Leonard, who was the reigning U.S. Amateur Champion when he first ventured onto The Farm, couldn’t have been more pleased with his surroundings, or with his results. He had no problem negotiating the fairways or the deceiving and treacherous greens, and his four rounds of 68-66-66-70 were good enough to win his second Southern Amateur title by eight shots over future Senior Tour star Allen Doyle.

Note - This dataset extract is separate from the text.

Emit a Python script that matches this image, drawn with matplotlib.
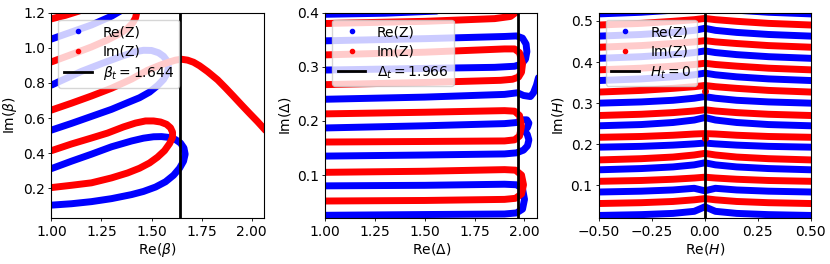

Leonard wouldn’t fare as well in future visits to the Farm, however, even though his enjoyment of the golf course increased each time. In his next two visits, in fact, he didn’t even break par. Future stars such as Tiger Woods and David Duval, who both passed through the pines of Dalton while playing in the Carpet Capital Collegiate Classic, didn’t fare much better. Woods finished second to Stewart Cink in 1995 despite shooting 75-69-72 and showing off his prodigious length by hitting the uphill, 566-yard ninth with a 3-wood and a 3-iron. Duval never recorded a round in the 60s, carding a 76 and an 83 in 1994. Cink shot a 65 once, but that wasn’t a course record. Mike Clark Jr., a regular on the Nike Tour shot a record-setting 64 in 1991. Despite hosting a stream of the world’s best amateurs, no one has bettered that number.
Fourteen years after Fazio took that fateful truck ride with Bob Shaw, The Farm is still considered one of the most challenging and aesthetic designs in the South. The USGA selection committee has made two visits to the course and is considering it as a future U.S. Amateur site. When the Palmer Cup, college golf’s equivalent of the Walker Cup matches, was played at the Honors Club in June, the Great Britain and Ireland team made it a point to visit The Farm and left muttering comments like “Bloody tough, that one.”
Indeed it is. And as Bob Shaw now looks out the windows of his hunting lodge-sized house behind the 13th green, a wry smile crosses his lips. He knows the land that was at various times a battleground, a sod farm and a place where Sam could chase quail and bark til his heart’s content, is flourishing under good stewardship. And he knows that The Farm is a modern golf classic that continues to live up to the rich legacy of the land.